Creo que la actitud de Pujol tiene mucho que ver con su decisión de no volverse a presentar, de pasar el testigo a Artur Mas. Los líderes políticos cuando saben que esto se acaba, que la próxima batalla ya no son ellos quienes tienen que ganarla, cambian, pierden en cierto modo los mecanismos de autocontrol que les llevaban a representar en cada momento el papel adecuado, sin concesiones a la melancolía ni a las bajas pasiones. Curiosamente, a José María Aznar le está pasando algo parecido, sólo que si a Pujol el relajamiento le ha producido la desidia, a Aznar le ha entrado la rabia, la derechona castellana recia que lleva dentro y que hasta la mayoría absoluta había conseguido administrar y controlar adecuadamente. Pujol se va y, quiérase o no -más a su edad-, no tiene la misma tensión que tenía antes, cuando sabía que todo dependía de su propia suerte. Este año que queda se le va a hacer muy largo. Y a los suyos les costará mucho entender que el presidente se deja llevar por el desdén. Al descubrir que la tabla de salvación ya no existe, ¿reaccionarán o quedarán en bloque a la deriva? La atonía del debate no hace más que alimentar la sensación de cambio. Por tanto, invita a la parte más nacionalista del electorado convergente a buscar fortuna en Esquerra Republicana para contrapesar la futura mayoría.

También para Maragall el debate tiene resaca psicológica. Maragall quiere siempre sentirse querido, la condición de adversario no debe impedir el reconocimiento e incluso el afecto. Si su sueño es que Cataluña y España no sólo se entiendan, sino que además se quieran, ¿cómo no va a pretender que el presidente responda al cariño que él le dio? De nada le sirvió colocar a Pujol en el lugar supremo de la política catalana, junto a los otros presidentes -mitificados por la historia- que engrandecieron y honraron la Generalitat. Pujol ni siquiera le dio las gracias, le dijo que le dejaban frío los elogios de sus rivales. En urbanidad, el presidente nunca ha sacado sobresaliente. Pero Maragall no entiende que Pujol tenga elogios para los socialistas de medio mundo -Giddens, Blair, Schroeder, Schmidt, e incluso, indirectamente, el propio Zapatero- y sea incapaz de tener un solo recuerdo positivo para algún socialista catalán. Maragall se cree que el presidente de la Generalitat lo es de todos los catalanes. Y le sorprende que pueda haber socialistas buenos, con una sola condición: que no sean catalanes.

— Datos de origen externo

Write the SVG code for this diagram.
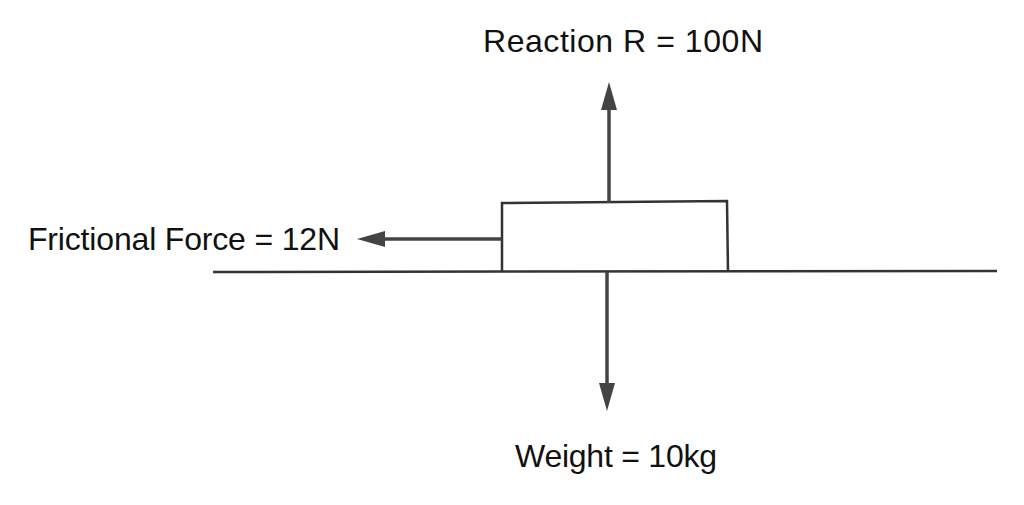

Tengo la impresión de que Maragall en vez de ofenderse debería entenderlo como sintomático: de la idea de país que tiene Pujol y de que él es considerado el adversario que se debe batir, al que no hay que hacer concesiones ni siquiera por cortesía. No es nada nuevo -lo ha demostrado durante más de 20 años- que Pujol entiende que en Cataluña es bueno todo aquello que se ajusta y se adapta a su política y a su manera de entender el país, y que lo demás, simplemente, hay que neutralizarlo o conllevarlo. Lo que sí es, ciertamente, un poco injusto es que Pujol no haya reconocido a los socialistas lo mucho que han hecho durante años por no molestarle, para no ser un escollo para su hegemonía.

De nuevo la psicología: creo que Maragall tiene que olvidarse de Pujol. Pujol ya no estará, quedó claro en el debate. Es con Mas con quien tiene que competir. Puede ser duro para el candidato socialista a la presidencia. Puede pensar que los currículos son demasiado desiguales, que a él le corresponde codearse con el presidente por méritos contraídos y por liderazgo consolidado. Pero la realidad es la que es, y la realidad dice que Pujol se despide y que hay dos opositores -Maragall y Mas- que compiten para la presidencia de la Generalitat -con Carod en un papel nada secundario. A Maragall le conviene asumirlo pronto, porque si sigue mirando a Pujol, la psicología puede hacerle alguna mala pasada.